→ TASK TO CARRY OUT
Give the data again exactly as written, skipping any pictures.

────

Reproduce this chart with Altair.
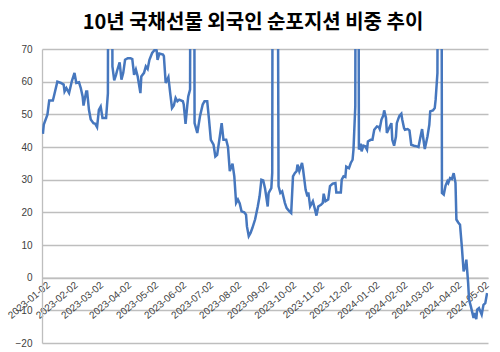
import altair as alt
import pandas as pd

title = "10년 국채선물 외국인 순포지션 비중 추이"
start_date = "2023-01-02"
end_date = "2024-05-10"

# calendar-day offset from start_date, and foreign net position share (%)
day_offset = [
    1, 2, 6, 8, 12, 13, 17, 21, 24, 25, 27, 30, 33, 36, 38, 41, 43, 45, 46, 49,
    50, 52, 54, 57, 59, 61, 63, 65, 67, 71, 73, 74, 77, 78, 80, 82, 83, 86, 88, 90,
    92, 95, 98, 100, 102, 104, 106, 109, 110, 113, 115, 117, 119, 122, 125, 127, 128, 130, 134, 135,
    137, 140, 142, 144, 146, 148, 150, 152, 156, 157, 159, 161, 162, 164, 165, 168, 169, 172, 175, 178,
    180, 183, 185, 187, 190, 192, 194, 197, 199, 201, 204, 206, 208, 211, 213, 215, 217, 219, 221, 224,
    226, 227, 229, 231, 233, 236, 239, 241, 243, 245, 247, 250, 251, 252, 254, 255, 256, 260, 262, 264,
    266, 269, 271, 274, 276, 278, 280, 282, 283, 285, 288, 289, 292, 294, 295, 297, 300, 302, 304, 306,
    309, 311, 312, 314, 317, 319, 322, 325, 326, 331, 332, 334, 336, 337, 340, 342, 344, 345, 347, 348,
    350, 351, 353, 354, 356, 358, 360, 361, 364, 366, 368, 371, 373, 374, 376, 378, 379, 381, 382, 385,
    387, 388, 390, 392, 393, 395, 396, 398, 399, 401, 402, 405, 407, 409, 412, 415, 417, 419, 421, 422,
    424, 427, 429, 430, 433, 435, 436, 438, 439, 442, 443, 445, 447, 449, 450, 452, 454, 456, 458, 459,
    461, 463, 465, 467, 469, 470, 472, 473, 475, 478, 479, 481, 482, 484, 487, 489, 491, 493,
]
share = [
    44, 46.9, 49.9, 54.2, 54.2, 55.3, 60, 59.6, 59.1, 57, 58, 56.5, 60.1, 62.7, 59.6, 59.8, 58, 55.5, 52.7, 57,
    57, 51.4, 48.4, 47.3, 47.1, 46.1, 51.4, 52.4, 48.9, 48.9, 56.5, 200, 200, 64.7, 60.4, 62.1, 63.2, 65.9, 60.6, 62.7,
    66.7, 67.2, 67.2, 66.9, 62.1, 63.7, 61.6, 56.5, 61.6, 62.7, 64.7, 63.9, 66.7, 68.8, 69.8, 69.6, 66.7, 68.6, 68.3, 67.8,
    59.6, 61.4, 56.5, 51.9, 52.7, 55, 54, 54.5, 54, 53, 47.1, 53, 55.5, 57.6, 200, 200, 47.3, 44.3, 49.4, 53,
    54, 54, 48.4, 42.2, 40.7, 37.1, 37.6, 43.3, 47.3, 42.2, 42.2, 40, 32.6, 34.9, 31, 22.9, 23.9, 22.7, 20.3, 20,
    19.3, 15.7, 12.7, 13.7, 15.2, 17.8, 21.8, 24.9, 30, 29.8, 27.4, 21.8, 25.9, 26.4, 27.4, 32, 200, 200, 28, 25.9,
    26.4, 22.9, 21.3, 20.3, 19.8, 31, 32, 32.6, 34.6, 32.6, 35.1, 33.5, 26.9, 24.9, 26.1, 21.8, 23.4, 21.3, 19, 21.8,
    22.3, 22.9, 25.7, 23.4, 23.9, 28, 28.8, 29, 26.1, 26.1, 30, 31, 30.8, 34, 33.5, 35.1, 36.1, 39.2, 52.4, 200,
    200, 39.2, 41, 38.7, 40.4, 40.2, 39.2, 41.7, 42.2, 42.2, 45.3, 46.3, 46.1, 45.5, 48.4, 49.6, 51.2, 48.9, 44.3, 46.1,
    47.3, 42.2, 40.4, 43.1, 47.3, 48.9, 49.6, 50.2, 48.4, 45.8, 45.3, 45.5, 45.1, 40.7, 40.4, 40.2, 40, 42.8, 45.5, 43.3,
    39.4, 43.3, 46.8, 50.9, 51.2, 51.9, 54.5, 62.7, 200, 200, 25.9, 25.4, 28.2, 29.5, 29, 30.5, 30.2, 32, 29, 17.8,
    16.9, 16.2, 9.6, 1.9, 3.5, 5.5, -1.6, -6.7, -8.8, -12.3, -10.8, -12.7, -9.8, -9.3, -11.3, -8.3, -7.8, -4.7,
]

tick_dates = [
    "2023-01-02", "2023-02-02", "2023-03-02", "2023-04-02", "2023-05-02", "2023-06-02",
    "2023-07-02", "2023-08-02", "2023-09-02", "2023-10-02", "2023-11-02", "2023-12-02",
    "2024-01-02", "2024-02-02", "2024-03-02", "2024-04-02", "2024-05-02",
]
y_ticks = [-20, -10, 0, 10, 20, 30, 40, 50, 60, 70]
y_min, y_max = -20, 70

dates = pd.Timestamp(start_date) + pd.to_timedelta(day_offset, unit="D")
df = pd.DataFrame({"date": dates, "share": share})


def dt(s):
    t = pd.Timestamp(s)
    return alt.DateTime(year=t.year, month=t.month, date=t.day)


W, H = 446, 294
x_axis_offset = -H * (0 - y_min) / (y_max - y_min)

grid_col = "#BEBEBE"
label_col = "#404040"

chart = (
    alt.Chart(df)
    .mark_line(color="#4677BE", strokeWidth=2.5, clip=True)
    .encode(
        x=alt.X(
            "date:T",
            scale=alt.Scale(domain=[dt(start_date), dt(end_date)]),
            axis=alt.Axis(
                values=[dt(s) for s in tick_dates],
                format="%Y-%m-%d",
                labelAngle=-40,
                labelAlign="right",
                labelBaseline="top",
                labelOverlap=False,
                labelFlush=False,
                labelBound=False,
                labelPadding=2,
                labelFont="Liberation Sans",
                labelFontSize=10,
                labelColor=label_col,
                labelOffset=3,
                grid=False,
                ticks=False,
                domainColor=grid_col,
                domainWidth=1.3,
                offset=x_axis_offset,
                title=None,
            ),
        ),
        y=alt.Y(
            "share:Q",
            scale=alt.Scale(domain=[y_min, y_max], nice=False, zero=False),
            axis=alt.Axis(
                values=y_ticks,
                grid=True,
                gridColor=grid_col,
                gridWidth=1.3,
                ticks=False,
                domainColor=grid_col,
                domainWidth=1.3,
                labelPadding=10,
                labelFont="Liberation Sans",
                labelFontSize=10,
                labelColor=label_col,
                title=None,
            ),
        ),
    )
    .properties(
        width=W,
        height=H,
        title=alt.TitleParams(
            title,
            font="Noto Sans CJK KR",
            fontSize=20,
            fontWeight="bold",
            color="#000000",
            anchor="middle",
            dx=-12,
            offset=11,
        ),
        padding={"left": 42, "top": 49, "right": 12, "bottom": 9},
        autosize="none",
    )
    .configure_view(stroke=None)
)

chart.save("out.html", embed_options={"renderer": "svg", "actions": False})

────

→ SOLUTION FOR THIS TASK
Reproduce this chart with Altair.
import altair as alt
import pandas as pd

title = "10년 국채선물 외국인 순포지션 비중 추이"
start_date = "2023-01-02"
end_date = "2024-05-10"

# calendar-day offset from start_date, and foreign net position share (%)
day_offset = [
    1, 2, 6, 8, 12, 13, 17, 21, 24, 25, 27, 30, 33, 36, 38, 41, 43, 45, 46, 49,
    50, 52, 54, 57, 59, 61, 63, 65, 67, 71, 73, 74, 77, 78, 80, 82, 83, 86, 88, 90,
    92, 95, 98, 100, 102, 104, 106, 109, 110, 113, 115, 117, 119, 122, 125, 127, 128, 130, 134, 135,
    137, 140, 142, 144, 146, 148, 150, 152, 156, 157, 159, 161, 162, 164, 165, 168, 169, 172, 175, 178,
    180, 183, 185, 187, 190, 192, 194, 197, 199, 201, 204, 206, 208, 211, 213, 215, 217, 219, 221, 224,
    226, 227, 229, 231, 233, 236, 239, 241, 243, 245, 247, 250, 251, 252, 254, 255, 256, 260, 262, 264,
    266, 269, 271, 274, 276, 278, 280, 282, 283, 285, 288, 289, 292, 294, 295, 297, 300, 302, 304, 306,
    309, 311, 312, 314, 317, 319, 322, 325, 326, 331, 332, 334, 336, 337, 340, 342, 344, 345, 347, 348,
    350, 351, 353, 354, 356, 358, 360, 361, 364, 366, 368, 371, 373, 374, 376, 378, 379, 381, 382, 385,
    387, 388, 390, 392, 393, 395, 396, 398, 399, 401, 402, 405, 407, 409, 412, 415, 417, 419, 421, 422,
    424, 427, 429, 430, 433, 435, 436, 438, 439, 442, 443, 445, 447, 449, 450, 452, 454, 456, 458, 459,
    461, 463, 465, 467, 469, 470, 472, 473, 475, 478, 479, 481, 482, 484, 487, 489, 491, 493,
]
share = [
    44, 46.9, 49.9, 54.2, 54.2, 55.3, 60, 59.6, 59.1, 57, 58, 56.5, 60.1, 62.7, 59.6, 59.8, 58, 55.5, 52.7, 57,
    57, 51.4, 48.4, 47.3, 47.1, 46.1, 51.4, 52.4, 48.9, 48.9, 56.5, 200, 200, 64.7, 60.4, 62.1, 63.2, 65.9, 60.6, 62.7,
    66.7, 67.2, 67.2, 66.9, 62.1, 63.7, 61.6, 56.5, 61.6, 62.7, 64.7, 63.9, 66.7, 68.8, 69.8, 69.6, 66.7, 68.6, 68.3, 67.8,
    59.6, 61.4, 56.5, 51.9, 52.7, 55, 54, 54.5, 54, 53, 47.1, 53, 55.5, 57.6, 200, 200, 47.3, 44.3, 49.4, 53,
    54, 54, 48.4, 42.2, 40.7, 37.1, 37.6, 43.3, 47.3, 42.2, 42.2, 40, 32.6, 34.9, 31, 22.9, 23.9, 22.7, 20.3, 20,
    19.3, 15.7, 12.7, 13.7, 15.2, 17.8, 21.8, 24.9, 30, 29.8, 27.4, 21.8, 25.9, 26.4, 27.4, 32, 200, 200, 28, 25.9,
    26.4, 22.9, 21.3, 20.3, 19.8, 31, 32, 32.6, 34.6, 32.6, 35.1, 33.5, 26.9, 24.9, 26.1, 21.8, 23.4, 21.3, 19, 21.8,
    22.3, 22.9, 25.7, 23.4, 23.9, 28, 28.8, 29, 26.1, 26.1, 30, 31, 30.8, 34, 33.5, 35.1, 36.1, 39.2, 52.4, 200,
    200, 39.2, 41, 38.7, 40.4, 40.2, 39.2, 41.7, 42.2, 42.2, 45.3, 46.3, 46.1, 45.5, 48.4, 49.6, 51.2, 48.9, 44.3, 46.1,
    47.3, 42.2, 40.4, 43.1, 47.3, 48.9, 49.6, 50.2, 48.4, 45.8, 45.3, 45.5, 45.1, 40.7, 40.4, 40.2, 40, 42.8, 45.5, 43.3,
    39.4, 43.3, 46.8, 50.9, 51.2, 51.9, 54.5, 62.7, 200, 200, 25.9, 25.4, 28.2, 29.5, 29, 30.5, 30.2, 32, 29, 17.8,
    16.9, 16.2, 9.6, 1.9, 3.5, 5.5, -1.6, -6.7, -8.8, -12.3, -10.8, -12.7, -9.8, -9.3, -11.3, -8.3, -7.8, -4.7,
]

tick_dates = [
    "2023-01-02", "2023-02-02", "2023-03-02", "2023-04-02", "2023-05-02", "2023-06-02",
    "2023-07-02", "2023-08-02", "2023-09-02", "2023-10-02", "2023-11-02", "2023-12-02",
    "2024-01-02", "2024-02-02", "2024-03-02", "2024-04-02", "2024-05-02",
]
y_ticks = [-20, -10, 0, 10, 20, 30, 40, 50, 60, 70]
y_min, y_max = -20, 70

dates = pd.Timestamp(start_date) + pd.to_timedelta(day_offset, unit="D")
df = pd.DataFrame({"date": dates, "share": share})


def dt(s):
    t = pd.Timestamp(s)
    return alt.DateTime(year=t.year, month=t.month, date=t.day)


W, H = 446, 294
x_axis_offset = -H * (0 - y_min) / (y_max - y_min)

grid_col = "#BEBEBE"
label_col = "#404040"

chart = (
    alt.Chart(df)
    .mark_line(color="#4677BE", strokeWidth=2.5, clip=True)
    .encode(
        x=alt.X(
            "date:T",
            scale=alt.Scale(domain=[dt(start_date), dt(end_date)]),
            axis=alt.Axis(
                values=[dt(s) for s in tick_dates],
                format="%Y-%m-%d",
                labelAngle=-40,
                labelAlign="right",
                labelBaseline="top",
                labelOverlap=False,
                labelFlush=False,
                labelBound=False,
                labelPadding=2,
                labelFont="Liberation Sans",
                labelFontSize=10,
                labelColor=label_col,
                labelOffset=3,
                grid=False,
                ticks=False,
                domainColor=grid_col,
                domainWidth=1.3,
                offset=x_axis_offset,
                title=None,
            ),
        ),
        y=alt.Y(
            "share:Q",
            scale=alt.Scale(domain=[y_min, y_max], nice=False, zero=False),
            axis=alt.Axis(
                values=y_ticks,
                grid=True,
                gridColor=grid_col,
                gridWidth=1.3,
                ticks=False,
                domainColor=grid_col,
                domainWidth=1.3,
                labelPadding=10,
                labelFont="Liberation Sans",
                labelFontSize=10,
                labelColor=label_col,
                title=None,
            ),
        ),
    )
    .properties(
        width=W,
        height=H,
        title=alt.TitleParams(
            title,
            font="Noto Sans CJK KR",
            fontSize=20,
            fontWeight="bold",
            color="#000000",
            anchor="middle",
            dx=-12,
            offset=11,
        ),
        padding={"left": 42, "top": 49, "right": 12, "bottom": 9},
        autosize="none",
    )
    .configure_view(stroke=None)
)

chart.save("out.html", embed_options={"renderer": "svg", "actions": False})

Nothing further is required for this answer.